United States Supreme Court
134 S. Ct. 1962 (2014)
Jake La Motta was a famous boxing champion. After La Motta retired from boxing, La Motta and Frank Petrella wrote a book and two screenplays about La Motta’s boxing career, each of which was copyrighted. One of the screenplays, which was registered for copyright in 1963, is at issue in this case. Frank Petrella and LaMotta assigned their rights in the book and screenplays to United Artists Corporation (defendant), a subsidiary of Metro-Goldwyn-Mayer, Incorporated (MGM) (defendant).
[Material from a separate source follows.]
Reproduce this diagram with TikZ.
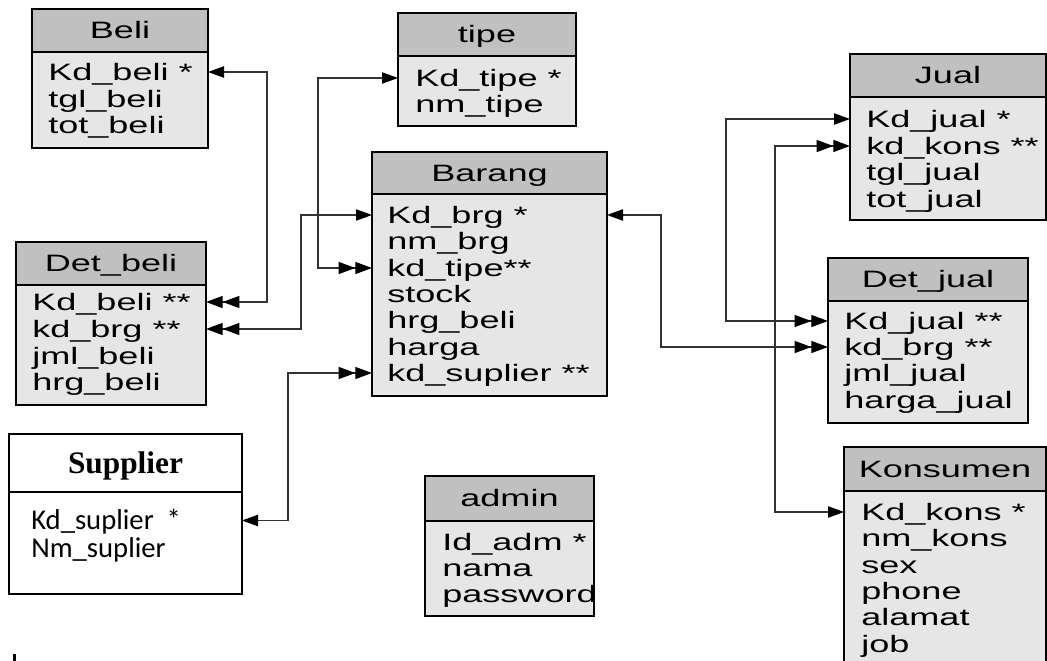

The assignment granted exclusive rights to the works and purported to last forever, including during any renewal periods for the copyrights. MGM produced and released a film based on the works entitled Raging Bull. Raging Bull received critical acclaim, but did not make a significant profit until new versions of the film were released, which required a significant investment, about 20 years later. When Frank Petrella died in 1981, his interest in the copyrights was transferred to his daughter, Paula Petrella (plaintiff). Petrella renewed her copyright in the 1963 screenplay in 1991 and was the sole owner of the copyright. Petrella notified MGM of her copyright seven years later and asserted that any continued reproduction and distribution of Raging Bull constituted copyright infringement. MGM denied that Raging Bull infringed the copyright and continued to invest in new editions. In 2009, Petrella filed a copyright-infringement suit, seeking both injunctive and monetary relief for infringements that occurred within three years of filing. MGM moved for summary judgment based on the doctrine of laches, which the district court granted. Petrella appealed, and the circuit court affirmed the district court’s decision. Petrella petitioned for a writ of certiorari.